**Dataset content:**
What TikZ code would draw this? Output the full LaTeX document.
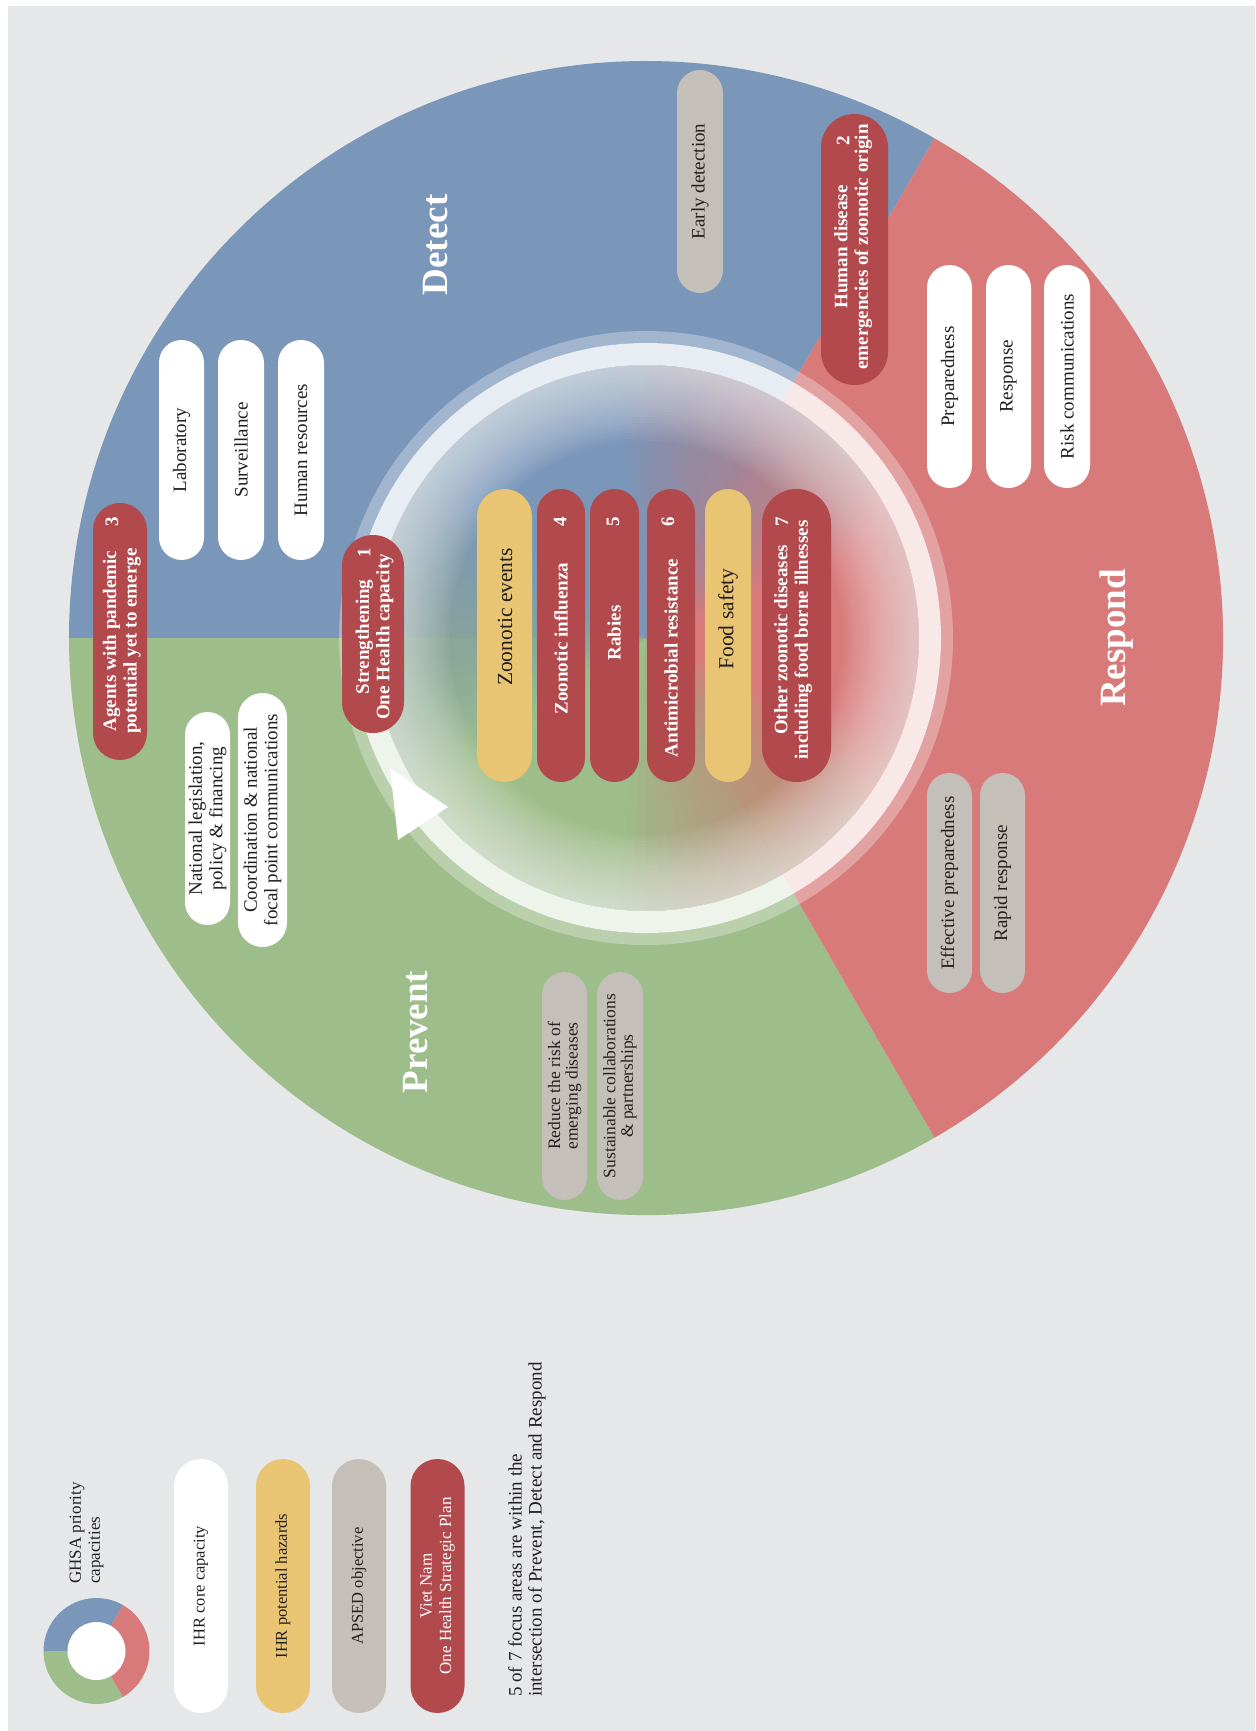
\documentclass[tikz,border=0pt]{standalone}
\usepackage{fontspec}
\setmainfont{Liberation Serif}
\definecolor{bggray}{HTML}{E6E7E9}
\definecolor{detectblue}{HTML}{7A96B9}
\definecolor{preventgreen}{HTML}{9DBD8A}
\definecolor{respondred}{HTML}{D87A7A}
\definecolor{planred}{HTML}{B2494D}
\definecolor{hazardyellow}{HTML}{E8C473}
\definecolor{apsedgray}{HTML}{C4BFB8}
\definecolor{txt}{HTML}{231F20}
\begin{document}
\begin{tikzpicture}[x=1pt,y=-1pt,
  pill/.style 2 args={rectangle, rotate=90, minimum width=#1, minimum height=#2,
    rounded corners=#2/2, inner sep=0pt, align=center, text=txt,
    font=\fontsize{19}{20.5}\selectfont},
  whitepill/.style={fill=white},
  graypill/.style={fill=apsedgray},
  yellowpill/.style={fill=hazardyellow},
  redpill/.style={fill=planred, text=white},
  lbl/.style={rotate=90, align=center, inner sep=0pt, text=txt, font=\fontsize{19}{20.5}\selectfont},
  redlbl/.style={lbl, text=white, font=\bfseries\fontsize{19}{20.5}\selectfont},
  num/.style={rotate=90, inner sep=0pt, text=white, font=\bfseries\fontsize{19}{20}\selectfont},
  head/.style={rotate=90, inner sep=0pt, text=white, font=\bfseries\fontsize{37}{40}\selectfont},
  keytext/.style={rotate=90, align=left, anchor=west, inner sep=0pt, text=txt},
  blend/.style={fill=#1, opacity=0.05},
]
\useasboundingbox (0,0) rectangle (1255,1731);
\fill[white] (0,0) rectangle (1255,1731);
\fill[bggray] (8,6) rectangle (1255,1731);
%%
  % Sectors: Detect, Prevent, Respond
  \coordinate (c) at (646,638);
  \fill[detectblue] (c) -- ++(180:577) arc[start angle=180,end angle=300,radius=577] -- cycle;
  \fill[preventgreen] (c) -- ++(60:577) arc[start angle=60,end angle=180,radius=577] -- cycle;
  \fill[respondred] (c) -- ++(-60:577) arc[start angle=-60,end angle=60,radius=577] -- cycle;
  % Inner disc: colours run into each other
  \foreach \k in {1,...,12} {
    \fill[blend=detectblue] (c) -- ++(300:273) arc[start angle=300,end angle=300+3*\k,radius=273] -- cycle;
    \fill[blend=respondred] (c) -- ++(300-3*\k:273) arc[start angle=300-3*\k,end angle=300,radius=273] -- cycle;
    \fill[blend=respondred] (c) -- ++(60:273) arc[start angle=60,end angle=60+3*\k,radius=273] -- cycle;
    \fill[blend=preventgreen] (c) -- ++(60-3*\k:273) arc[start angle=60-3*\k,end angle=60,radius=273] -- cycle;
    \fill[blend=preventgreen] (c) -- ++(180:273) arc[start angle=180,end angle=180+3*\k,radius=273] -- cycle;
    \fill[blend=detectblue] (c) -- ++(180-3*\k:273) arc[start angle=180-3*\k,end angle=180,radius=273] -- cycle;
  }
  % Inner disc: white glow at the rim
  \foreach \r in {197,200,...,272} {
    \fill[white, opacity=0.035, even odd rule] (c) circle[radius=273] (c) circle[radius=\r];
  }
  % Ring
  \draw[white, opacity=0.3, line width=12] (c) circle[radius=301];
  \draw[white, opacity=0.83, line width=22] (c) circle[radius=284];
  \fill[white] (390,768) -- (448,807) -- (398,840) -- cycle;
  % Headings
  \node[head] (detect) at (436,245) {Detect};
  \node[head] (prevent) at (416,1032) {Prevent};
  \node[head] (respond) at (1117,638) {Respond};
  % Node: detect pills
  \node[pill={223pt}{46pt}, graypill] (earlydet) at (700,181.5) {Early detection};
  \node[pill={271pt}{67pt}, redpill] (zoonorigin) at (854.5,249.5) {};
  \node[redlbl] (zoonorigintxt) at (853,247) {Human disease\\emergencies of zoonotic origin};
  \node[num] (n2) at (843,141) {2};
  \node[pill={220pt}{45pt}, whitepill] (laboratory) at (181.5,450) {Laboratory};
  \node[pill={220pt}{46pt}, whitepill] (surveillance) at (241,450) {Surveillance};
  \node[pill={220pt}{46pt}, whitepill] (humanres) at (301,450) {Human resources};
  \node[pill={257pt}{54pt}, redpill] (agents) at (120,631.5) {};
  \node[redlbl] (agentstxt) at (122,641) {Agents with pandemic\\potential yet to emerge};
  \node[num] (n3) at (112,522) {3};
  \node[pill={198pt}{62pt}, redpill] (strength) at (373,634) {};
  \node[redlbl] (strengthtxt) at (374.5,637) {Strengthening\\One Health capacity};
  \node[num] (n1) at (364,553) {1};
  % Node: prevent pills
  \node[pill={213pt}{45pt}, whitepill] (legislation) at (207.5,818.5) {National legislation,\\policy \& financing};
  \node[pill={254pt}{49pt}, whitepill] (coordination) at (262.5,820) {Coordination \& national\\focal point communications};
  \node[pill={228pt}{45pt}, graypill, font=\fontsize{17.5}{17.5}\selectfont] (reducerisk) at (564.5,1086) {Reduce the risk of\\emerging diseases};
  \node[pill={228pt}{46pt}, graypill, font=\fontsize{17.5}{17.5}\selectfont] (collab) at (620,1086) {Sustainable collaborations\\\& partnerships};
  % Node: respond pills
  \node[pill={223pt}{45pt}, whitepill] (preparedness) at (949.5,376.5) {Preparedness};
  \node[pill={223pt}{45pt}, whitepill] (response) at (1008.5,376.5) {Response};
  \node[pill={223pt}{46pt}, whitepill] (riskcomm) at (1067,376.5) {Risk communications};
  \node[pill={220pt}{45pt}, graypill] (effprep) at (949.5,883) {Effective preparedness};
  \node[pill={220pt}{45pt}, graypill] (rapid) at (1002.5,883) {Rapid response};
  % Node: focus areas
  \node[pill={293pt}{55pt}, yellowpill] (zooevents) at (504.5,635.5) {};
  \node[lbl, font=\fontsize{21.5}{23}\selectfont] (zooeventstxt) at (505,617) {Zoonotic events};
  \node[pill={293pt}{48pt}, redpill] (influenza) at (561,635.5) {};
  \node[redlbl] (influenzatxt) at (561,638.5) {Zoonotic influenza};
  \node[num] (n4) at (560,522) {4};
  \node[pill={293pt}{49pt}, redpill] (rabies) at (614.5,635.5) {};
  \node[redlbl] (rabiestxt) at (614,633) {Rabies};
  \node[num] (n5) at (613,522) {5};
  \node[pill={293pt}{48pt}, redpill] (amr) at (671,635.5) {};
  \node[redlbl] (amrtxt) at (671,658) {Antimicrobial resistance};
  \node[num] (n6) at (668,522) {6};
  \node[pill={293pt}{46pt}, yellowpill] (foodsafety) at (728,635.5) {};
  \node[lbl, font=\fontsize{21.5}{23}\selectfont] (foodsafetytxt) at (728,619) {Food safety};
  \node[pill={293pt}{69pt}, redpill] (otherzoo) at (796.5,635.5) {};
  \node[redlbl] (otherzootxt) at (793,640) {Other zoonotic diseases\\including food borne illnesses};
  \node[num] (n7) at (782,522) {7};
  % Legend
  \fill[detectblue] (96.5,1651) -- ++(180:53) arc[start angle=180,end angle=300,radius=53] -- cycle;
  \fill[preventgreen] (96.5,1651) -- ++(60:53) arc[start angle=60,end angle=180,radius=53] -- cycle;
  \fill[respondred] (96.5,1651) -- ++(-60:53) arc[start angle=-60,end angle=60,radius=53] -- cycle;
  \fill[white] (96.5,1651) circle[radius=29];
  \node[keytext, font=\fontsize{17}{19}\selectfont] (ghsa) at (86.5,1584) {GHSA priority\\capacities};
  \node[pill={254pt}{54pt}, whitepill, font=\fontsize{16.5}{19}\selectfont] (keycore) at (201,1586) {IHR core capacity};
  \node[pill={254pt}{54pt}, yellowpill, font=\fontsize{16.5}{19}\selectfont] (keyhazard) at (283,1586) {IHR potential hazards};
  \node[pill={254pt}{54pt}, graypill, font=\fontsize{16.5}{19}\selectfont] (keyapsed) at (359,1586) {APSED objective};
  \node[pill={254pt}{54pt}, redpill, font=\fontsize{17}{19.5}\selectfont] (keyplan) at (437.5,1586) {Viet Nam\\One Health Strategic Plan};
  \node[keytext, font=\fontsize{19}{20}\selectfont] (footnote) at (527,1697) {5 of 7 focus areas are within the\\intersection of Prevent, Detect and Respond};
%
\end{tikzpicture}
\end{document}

**Work to complete:**
Go through the material and copy out every line with "draw" in it.

**Expected answer:**
What TikZ code would draw this? Output the full LaTeX document.
  \draw[white, opacity=0.3, line width=12] (c) circle[radius=301];
  \draw[white, opacity=0.83, line width=22] (c) circle[radius=284];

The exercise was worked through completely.